Source code of charts
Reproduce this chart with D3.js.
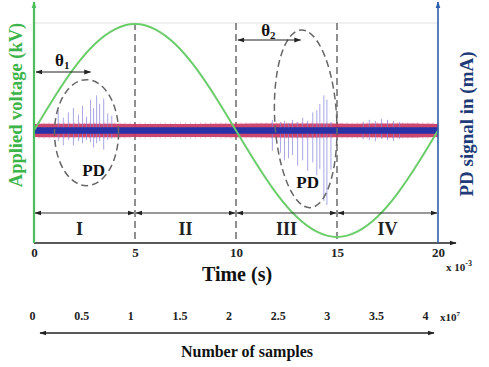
<!DOCTYPE html>
<html><head><meta charset="utf-8">
<script src="https://cdn.jsdelivr.net/npm/d3@7"></script>
<style>
html,body{margin:0;padding:0;background:#fff;}
svg{display:block;}
text{font-family:"Liberation Serif","Times New Roman",serif;font-weight:bold;}
</style></head>
<body>
<svg id="c" width="489" height="367"></svg>
<script>
// ---- data ----
const timeTicks = [0, 5, 10, 15, 20];            // x 10^-3 s
const sampleTicks = [0, 0.5, 1, 1.5, 2, 2.5, 3, 3.5, 4]; // x 10^7
const voltT = [0,1,2,3,4,5,6,7,8,9,10,11,12,13,14,15,16,17,18,19,20];
const voltV = [0,0.31,0.59,0.81,0.95,1.0,0.95,0.81,0.59,0.31,0,-0.31,-0.59,-0.81,-0.95,-1.0,-0.95,-0.81,-0.59,-0.31,0];
const regions = ["I", "II", "III", "IV"];
const regionBounds = [0, 5, 10, 15, 20];
// PD noise band envelope (normalised)
const bandT   = [0, 2, 4, 6, 8, 10, 12, 14, 16, 18, 20];
const redHalf = [0.062,0.065,0.064,0.060,0.062,0.063,0.066,0.065,0.064,0.066,0.062];
const blueHalf= [0.030,0.032,0.031,0.029,0.030,0.031,0.032,0.031,0.030,0.032,0.030];
// PD spikes (time ms, upward peak, downward peak)
const spikeT   = [1.2,1.45,1.7,1.95,2.2,2.4,2.6,2.8,2.95,3.1,3.25,3.45,3.65,3.85,
                  11.8,12.2,12.4,12.6,12.8,13.05,13.3,13.55,13.8,14.0,14.15,14.35,14.5,14.7,
                  16.3,16.6,16.9,17.2,17.5,17.8,18.1];
const spikeUp  = [0.19,0.12,0.17,0.21,0.15,0.23,0.13,0.29,0.21,0.33,0.25,0.30,0.16,0.14,
                  0.10,0.08,0.09,0.07,0.10,0.08,0.12,0.09,0.17,0.19,0.25,0.33,0.29,0.08,
                  0.08,0.10,0.09,0.11,0.10,0.09,0.08];
const spikeDown= [-0.10,-0.14,-0.09,-0.14,-0.10,-0.12,-0.09,-0.11,-0.16,-0.12,-0.10,-0.18,-0.09,-0.08,
                  -0.19,-0.21,-0.28,-0.26,-0.23,-0.33,-0.28,-0.38,-0.30,-0.42,-0.36,-0.66,-0.70,-0.37,
                  -0.08,-0.09,-0.10,-0.08,-0.09,-0.10,-0.08];
const theta1 = [0.1, 2.8];
const theta2 = [10.1, 13.2];

// ---- layout ----
const svg = d3.select("#c");
const x = d3.scaleLinear().domain([0, 20]).range([34, 438]);
const y = d3.scaleLinear().domain([-1, 1]).range([237, 24]);
const xs = d3.scaleLinear().domain([0, 4]).range([32, 425]);
const axisY = 243;

const defs = svg.append("defs");
function marker(id, color, orient) {
  defs.append("marker").attr("id", id).attr("viewBox", "0 0 10 10")
    .attr("refX", 9).attr("refY", 5).attr("markerWidth", 7).attr("markerHeight", 7)
    .attr("orient", orient || "auto-start-reverse").attr("markerUnits", "userSpaceOnUse")
    .append("path").attr("d", "M0,1.5 L10,5 L0,8.5 Z").attr("fill", color);
}
marker("ak", "#222");
marker("ag", "#4cbf5c");
marker("ab", "#2e5fae");

// top grid line
svg.append("line").attr("x1", x(0)).attr("x2", x(20)).attr("y1", y(1) - 1).attr("y2", y(1) - 1)
  .attr("stroke", "#e2e2e2").attr("stroke-width", 1);

// dashed verticals
[5, 10, 15].forEach(t => {
  svg.append("line").attr("x1", x(t)).attr("x2", x(t)).attr("y1", y(1) - 1).attr("y2", axisY)
    .attr("stroke", "#555").attr("stroke-width", 1.3).attr("stroke-dasharray", "7,4");
});

// PD noise band
const bandRed = d3.area().x((d, i) => x(bandT[i])).y0((d, i) => y(-redHalf[i])).y1((d, i) => y(redHalf[i])).curve(d3.curveBasis);
const bandBlue = d3.area().x((d, i) => x(bandT[i])).y0((d, i) => y(-blueHalf[i])).y1((d, i) => y(blueHalf[i])).curve(d3.curveBasis);
svg.append("path").datum(bandT).attr("d", bandRed).attr("fill", "#c8325e").attr("opacity", 0.9);
const fuzz = svg.append("g").attr("stroke", "#d0507a").attr("stroke-width", 0.7).attr("opacity", 0.5);
d3.range(0, 20.01, 0.25).forEach(t => {
  fuzz.append("line").attr("x1", x(t)).attr("x2", x(t)).attr("y1", y(0.076)).attr("y2", y(-0.076));
});
// spikes
const sp = svg.append("g").attr("stroke", "#8482dc").attr("stroke-width", 1).attr("opacity", 0.7);
spikeT.forEach((t, i) => {
  sp.append("line").attr("x1", x(t)).attr("x2", x(t)).attr("y1", y(spikeUp[i])).attr("y2", y(spikeDown[i]));
});
svg.append("path").datum(bandT).attr("d", bandBlue).attr("fill", "#2832a6");

// voltage curve
const vline = d3.line().x((d, i) => x(voltT[i])).y(d => y(d)).curve(d3.curveNatural);
svg.append("path").datum(voltV).attr("d", vline).attr("fill", "none")
  .attr("stroke", "#6acd6a").attr("stroke-width", 2);

// ellipses
svg.append("ellipse").attr("cx", x(2.6)).attr("cy", y(-0.02)).attr("rx", 32).attr("ry", 53)
  .attr("fill", "none").attr("stroke", "#666").attr("stroke-width", 1.5).attr("stroke-dasharray", "7,4");
svg.append("ellipse").attr("cx", 0).attr("cy", 0).attr("rx", 31).attr("ry", 89)
  .attr("transform", `translate(${x(13.45)},${y(0.11)}) rotate(-3)`)
  .attr("fill", "none").attr("stroke", "#666").attr("stroke-width", 1.5).attr("stroke-dasharray", "7,4");
svg.append("text").attr("x", x(2.95)).attr("y", 176).attr("text-anchor", "middle")
  .attr("font-size", 17).attr("fill", "#111").text("PD");
svg.append("text").attr("x", x(13.55)).attr("y", 188).attr("text-anchor", "middle")
  .attr("font-size", 17).attr("fill", "#111").text("PD");

// theta arrows
function dbl(x1, x2, yy, col, w) {
  svg.append("line").attr("x1", x1).attr("x2", x2).attr("y1", yy).attr("y2", yy)
    .attr("stroke", col || "#222").attr("stroke-width", w || 1.2)
    .attr("marker-start", "url(#ak)").attr("marker-end", "url(#ak)");
}
dbl(x(theta1[0]), x(theta1[1]), 72);
dbl(x(theta2[0]), x(theta2[1]), 40);
function theta(cx, by, n) {
  const t = svg.append("text").attr("x", cx).attr("y", by).attr("text-anchor", "middle")
    .attr("font-size", 17).attr("fill", "#111");
  t.append("tspan").text("θ");
  t.append("tspan").attr("font-size", 11).attr("dy", 3).text(n);
}
theta(x(1.4), 66, "1");
theta(x(11.6), 36, "2");

// region arrows + labels
for (let i = 0; i < 4; i++) {
  dbl(x(regionBounds[i]) + 1, x(regionBounds[i + 1]) - 1, 213, "#333", 1.2);
  svg.append("text").attr("x", x((regionBounds[i] + regionBounds[i + 1]) / 2) - (i === 0 ? 5 : 0))
    .attr("y", 235).attr("text-anchor", "middle").attr("font-size", 18).attr("fill", "#222").text(regions[i]);
}

// bottom time axis
svg.append("line").attr("x1", x(0)).attr("x2", 456).attr("y1", axisY).attr("y2", axisY)
  .attr("stroke", "#222").attr("stroke-width", 1.3).attr("marker-end", "url(#ak)");
const xa = svg.append("g").attr("transform", `translate(0,${axisY})`)
  .call(d3.axisBottom(x).tickValues(timeTicks).tickSize(0).tickPadding(5).tickFormat(d3.format("d")));
xa.select(".domain").remove();
xa.selectAll("text").attr("font-family", "Liberation Serif, serif").attr("font-weight", "bold")
  .attr("font-size", 13).attr("fill", "#222");
const xm = svg.append("text").attr("x", 446).attr("y", 271).attr("font-size", 11).attr("fill", "#222");
xm.append("tspan").text("x 10");
xm.append("tspan").attr("font-size", 8).attr("dy", -5).text("-3");
svg.append("text").attr("x", 237).attr("y", 281).attr("text-anchor", "middle")
  .attr("font-size", 20).attr("fill", "#111").text("Time (s)");

// left (voltage) axis
svg.append("line").attr("x1", x(0)).attr("x2", x(0)).attr("y1", axisY).attr("y2", 2)
  .attr("stroke", "#4cbf5c").attr("stroke-width", 2.2).attr("marker-end", "url(#ag)");
svg.append("text").attr("transform", "translate(22,105) rotate(-90)").attr("text-anchor", "middle")
  .attr("font-size", 18.5).attr("fill", "#3cb44a").text("Applied voltage (kV)");

// right (PD) axis
svg.append("line").attr("x1", x(20)).attr("x2", x(20)).attr("y1", axisY).attr("y2", 2)
  .attr("stroke", "#2e5fae").attr("stroke-width", 1.6).attr("marker-end", "url(#ab)");
svg.append("text").attr("transform", "translate(473,124) rotate(-90)").attr("text-anchor", "middle")
  .attr("font-size", 19).attr("fill", "#1f3c78").text("PD signal in (mA)");

// sample axis
const sa = svg.append("g").attr("transform", "translate(0,307)")
  .call(d3.axisBottom(xs).tickValues(sampleTicks).tickSize(0).tickPadding(4).tickFormat(d => String(d)));
sa.select(".domain").remove();
sa.selectAll("text").attr("font-family", "Liberation Serif, serif").attr("font-weight", "bold")
  .attr("font-size", 12).attr("fill", "#222");
const sm = svg.append("text").attr("x", 440).attr("y", 321).attr("font-size", 11).attr("fill", "#222");
sm.append("tspan").text("x10");
sm.append("tspan").attr("font-size", 7).attr("dy", -5).text("7");
svg.append("line").attr("x1", 40).attr("x2", 434).attr("y1", 333).attr("y2", 333)
  .attr("stroke", "#222").attr("stroke-width", 1.6)
  .attr("marker-start", "url(#ak)").attr("marker-end", "url(#ak)");
svg.append("text").attr("x", 247).attr("y", 357).attr("text-anchor", "middle")
  .attr("font-size", 16).attr("fill", "#111").text("Number of samples");
</script>
</body></html>
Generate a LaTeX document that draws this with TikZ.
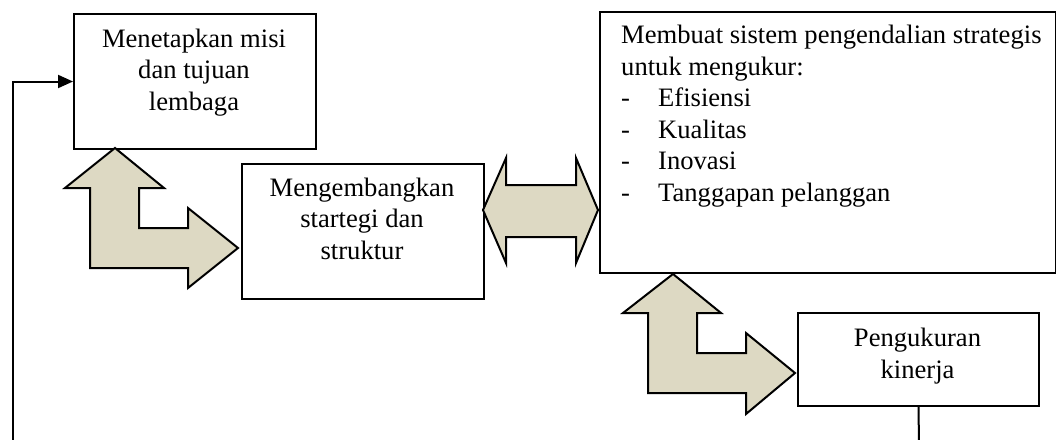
\documentclass[tikz,border=0pt]{standalone}
\usepackage{fontspec}
\setmainfont{Liberation Serif}
\usetikzlibrary{arrows.meta}
\definecolor{tan}{HTML}{DDD9C3}
\begin{document}
\begin{tikzpicture}[x=1pt,y=-1pt,
  box/.style={draw=black,line width=2pt,fill=white,inner sep=0pt,anchor=north west},
  label/.style={inner sep=0pt,align=center,anchor=base,font=\fontsize{26.6}{31.5}\selectfont},
  fatarrow/.style={draw=black,line width=2pt,fill=tan,line join=miter},
  link/.style={draw=black,line width=2pt}]
\useasboundingbox (0,0) rectangle (1056,439);
\clip (0,0) rectangle (1056,439);

% boxes
\node[box,minimum width=242pt,minimum height=135pt] (misi) at (73,13) {};
\node[box,minimum width=242pt,minimum height=135pt] (strat) at (241,163) {};
\node[box,minimum width=456pt,minimum height=261pt] (kendali) at (599,11) {};
\node[box,minimum width=241pt,minimum height=93pt] (ukur) at (797,312) {};

% texts (positioned by the baseline of their last line)
\node[label] (tmisi) at (194,110) {Menetapkan misi\\dan tujuan\\lembaga};
\node[label] (tstrat) at (362,259) {Mengembangkan\\startegi dan\\struktur};
\node[label] (tukur) at (917.5,378) {Pengukuran\\kinerja};
\node[label,align=left,anchor=base west] (tkendali) at (621,201)
  {Membuat sistem pengendalian strategis\\untuk mengukur:\\
   \hbox to 37pt{-\hfil}Efisiensi\\
   \hbox to 37pt{-\hfil}Kualitas\\
   \hbox to 37pt{-\hfil}Inovasi\\
   \hbox to 37pt{-\hfil}Tanggapan pelanggan};

% bent two-way arrows and the horizontal two-way arrow
\draw[fatarrow] (115,148) -- (164,188) -- (139,188) -- (139,228) -- (188,228) -- (188,208)
  -- (238,248) -- (188,288) -- (188,268) -- (90,268) -- (90,188) -- (65,188) -- cycle;
\draw[fatarrow] (483,210) -- (506,158) -- (506,185) -- (576,185) -- (576,158) -- (598,210)
  -- (576,263) -- (576,237) -- (506,237) -- (506,263) -- cycle;
\draw[fatarrow] (673,274) -- (721,313) -- (697,313) -- (697,353) -- (746,353) -- (746,333)
  -- (795,373) -- (746,414) -- (746,393) -- (648,393) -- (648,313) -- (623,313) -- cycle;

% feedback loop back to the first box
\coordinate (fbdown) at (919,445);
\coordinate (fbleft) at (13,445);
\draw[link] (ukur.south) -- (fbdown);
\draw[link,-{Triangle[length=15pt,width=13pt]}] (fbleft) |- (misi.west);
\end{tikzpicture}
\end{document}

▸ Short exercise: Look above for the line with "Generate a LaTeX" and the line with "width=241pt,minimum height=93pt] (ukur)", then copy exactly the lines from the first through the second, both kept, with no pictures.

▸ Answer to the exercise:
Generate a LaTeX document that draws this with TikZ.
\documentclass[tikz,border=0pt]{standalone}
\usepackage{fontspec}
\setmainfont{Liberation Serif}
\usetikzlibrary{arrows.meta}
\definecolor{tan}{HTML}{DDD9C3}
\begin{document}
\begin{tikzpicture}[x=1pt,y=-1pt,
  box/.style={draw=black,line width=2pt,fill=white,inner sep=0pt,anchor=north west},
  label/.style={inner sep=0pt,align=center,anchor=base,font=\fontsize{26.6}{31.5}\selectfont},
  fatarrow/.style={draw=black,line width=2pt,fill=tan,line join=miter},
  link/.style={draw=black,line width=2pt}]
\useasboundingbox (0,0) rectangle (1056,439);
\clip (0,0) rectangle (1056,439);

% boxes
\node[box,minimum width=242pt,minimum height=135pt] (misi) at (73,13) {};
\node[box,minimum width=242pt,minimum height=135pt] (strat) at (241,163) {};
\node[box,minimum width=456pt,minimum height=261pt] (kendali) at (599,11) {};
\node[box,minimum width=241pt,minimum height=93pt] (ukur) at (797,312) {};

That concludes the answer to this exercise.